Counting on the property appreciating in price is also risky since “the demand for vacation properties is very cyclical,” said Lagerborg. “When the economy is good, demand goes through the roof; and when the economy is bad, demand falls through the floor.”
2. Be realistic about the costs of ownership. As a mortgage professional, Postlethwait had a clear idea of the costs of ownership before deciding to purchase his vacation home.
He crunched the numbers using a “full Excel spreadsheet of what our fixed costs would be, like the mortgage, taxes, insurance, utilities and homeowners’ association fees,” he said. He recommends that anyone considering buying a vacation home do expense analysis as well, to make sure there are no surprises.
Even though it may take longer to save up for it, Lagerborg also urges buyers to consider making a large down payment.
“If somebody has a robust income,” he said, “I think they are fine putting 30 percent down. But if somebody has a tighter income or they’re entering retirement, it’s better to put down 50 percent to 75 percent.” That way, if vacation home prices drop significantly because of an economic downturn, you can still sell at that reduced price if you need to without owing additional money.

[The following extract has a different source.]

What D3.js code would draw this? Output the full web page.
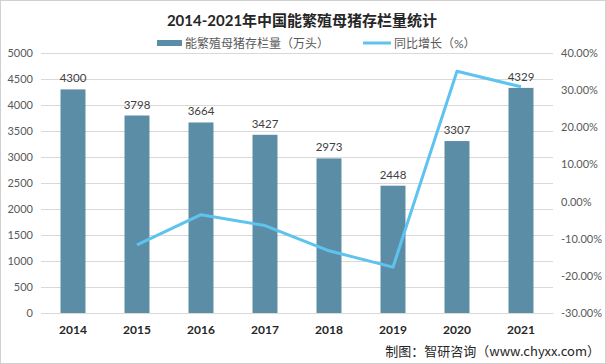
<!DOCTYPE html>
<html><head><meta charset="utf-8">
<script src="https://cdn.jsdelivr.net/npm/d3@7"></script>
<style>
html,body{margin:0;padding:0;background:#fff;}
svg{display:block;}
text{font-family:Lato,"Noto Sans CJK SC",sans-serif;}
</style></head>
<body>
<script>
const years = ["2014","2015","2016","2017","2018","2019","2020","2021"];
const stock = [4300,3798,3664,3427,2973,2448,3307,4329];
const growth = [null,-11.67,-3.53,-6.47,-13.25,-17.66,35.09,30.90];
const leftTicks = [0,500,1000,1500,2000,2500,3000,3500,4000,4500,5000];
const rightTicks = [-30,-20,-10,0,10,20,30,40];
const title = "2014-2021年中国能繁殖母猪存栏量统计";
const seriesNames = ["能繁殖母猪存栏量（万头）","同比增长（%）"];
const source = "制图：智研咨询（www.chyxx.com）";

const W=606,H=364;
const svg=d3.select("body").append("svg").attr("width",W).attr("height",H);
svg.append("rect").attr("x",0.5).attr("y",0.5).attr("width",W-1).attr("height",H-1)
  .attr("fill","#fff").attr("stroke","#d0d0d0");

const x=d3.scaleBand().domain(years).range([41,553]).paddingInner(0.61).paddingOuter(0.305);
const yL=d3.scaleLinear().domain([0,5000]).range([313,53]);
const yR=d3.scaleLinear().domain([-30,40]).range([313,53]);

// gridlines
svg.append("g").selectAll("line").data(leftTicks).join("line")
  .attr("x1",41).attr("x2",553).attr("y1",d=>yL(d)+0.5).attr("y2",d=>yL(d)+0.5)
  .attr("stroke","#d9d9d9").attr("stroke-width",1);

// left axis
const gl=svg.append("g").attr("transform","translate(41,0)")
  .call(d3.axisLeft(yL).tickValues(leftTicks).tickSize(0).tickPadding(8).tickFormat(d3.format("d")));
gl.select(".domain").remove();
gl.selectAll("text").attr("fill","#595959").style("font-size","11px").style("font-family","Lato,sans-serif");

// right axis
const gr=svg.append("g").attr("transform","translate(553,0)")
  .call(d3.axisRight(yR).tickValues(rightTicks).tickSize(0).tickPadding(8).tickFormat(d=>d.toFixed(2)+"%"));
gr.select(".domain").remove();
gr.selectAll("text").attr("fill","#595959").style("font-size","11px").style("font-family","Lato,sans-serif");

// bars
svg.append("g").selectAll("rect").data(years).join("rect")
  .attr("x",(d)=>x(d)).attr("width",x.bandwidth())
  .attr("y",(d,i)=>yL(stock[i])).attr("height",(d,i)=>yL(0)-yL(stock[i]))
  .attr("fill","#5b8ea6");

// bar labels
svg.append("g").selectAll("text").data(years).join("text")
  .attr("x",d=>x(d)+x.bandwidth()/2).attr("y",(d,i)=>yL(stock[i])-7)
  .attr("text-anchor","middle").attr("fill","#404040").style("font-size","11.5px")
  .text((d,i)=>stock[i]);

// x axis
const gx=svg.append("g").attr("transform","translate(0,313)")
  .call(d3.axisBottom(x).tickSize(0).tickPadding(12));
gx.select(".domain").attr("stroke","#d9d9d9");
gx.selectAll("text").attr("fill","#262626").style("font-size","12px").style("font-weight","bold").style("font-family","Lato,sans-serif");

// line
const pts=years.map((d,i)=>({d,v:growth[i]})).filter(p=>p.v!==null);
svg.append("path").datum(pts)
  .attr("d",d3.line().x(p=>x(p.d)+x.bandwidth()/2).y(p=>yR(p.v)))
  .attr("fill","none").attr("stroke","#5ec3ee").attr("stroke-width",3).attr("stroke-linejoin","round");

// title
svg.append("text").attr("x",302).attr("y",26).attr("text-anchor","middle")
  .attr("fill","#262626").style("font-size","15px").style("font-weight","bold")
  .style("font-family","Lato,'Noto Sans CJK SC',sans-serif").text(title);

// legend
const lg=svg.append("g").style("font-family","'Noto Sans CJK SC',sans-serif");
lg.append("rect").attr("x",157).attr("y",40).attr("width",25).attr("height",6).attr("fill","#5b8ea6");
lg.append("text").attr("x",185).attr("y",48).attr("fill","#595959").style("font-size","12px").text(seriesNames[0]);
lg.append("line").attr("x1",363).attr("x2",391).attr("y1",43).attr("y2",43).attr("stroke","#5ec3ee").attr("stroke-width",3);
lg.append("text").attr("x",394).attr("y",48).attr("fill","#595959").style("font-size","12px").text(seriesNames[1]);

// source
svg.append("text").attr("x",600).attr("y",356).attr("text-anchor","end")
  .attr("fill","#262626").style("font-size","13px").style("font-family","'Noto Sans CJK SC',sans-serif").text(source);
</script>
</body></html>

3. Don’t derail your financial plan. While saving for a vacation property might be one of your financial goals, Lagerborg cautions that it shouldn’t be at the expense of other priorities. Before starting to put money aside, he recommends that clients consider how on track they are for their other goals, like saving for retirement and taking care of kids’ college education.
That was something Postlethwait considered since he and his wife have four kids. “I was really thinking about future college expenses,” he said, “as we considered whether we could afford a vacation home.” But with his wife’s additional income, Postlethwait found that they could own the cottage they dreamed of without endangering their other goals.
4. Don’t overspend. When you’re buying a vacation property, it’s easy to let emotions affect the decision. Many people fall in love with a particular location or property and want to make an offer even if they know it’s over their budget.
But Lagerborg cautions against this. “I recommend that my clients find seasonal rentals in many different places [before deciding to buy] so that they can find what suits them best,” he said. “It allows them to make a more deliberate decision about what they really need and want in a vacation home. The result is they’re less likely to overspend.
If You Can’t Afford It, It’s Difficult to Enjoy It
As the owner of his own vacation property, Lagerborg knows firsthand that these retreats can provide your family with summers full of priceless memories. Having worked with vacation home owners, he’s seen these beloved homes passed down through generations. But he’s also seen that if you’re worried about whether or not you can afford the property, those concerns can easily overshadow the time you spend there.
Postlethwait is glad he made sure it was the right decision for his family before buying. When they’re at the cottage, they can simply relax and enjoy the retreat. “We feel like we are on vacation when we’re only an hour and 45 minutes from home,” he said. “We can really leave all our worries and responsibilities behind.”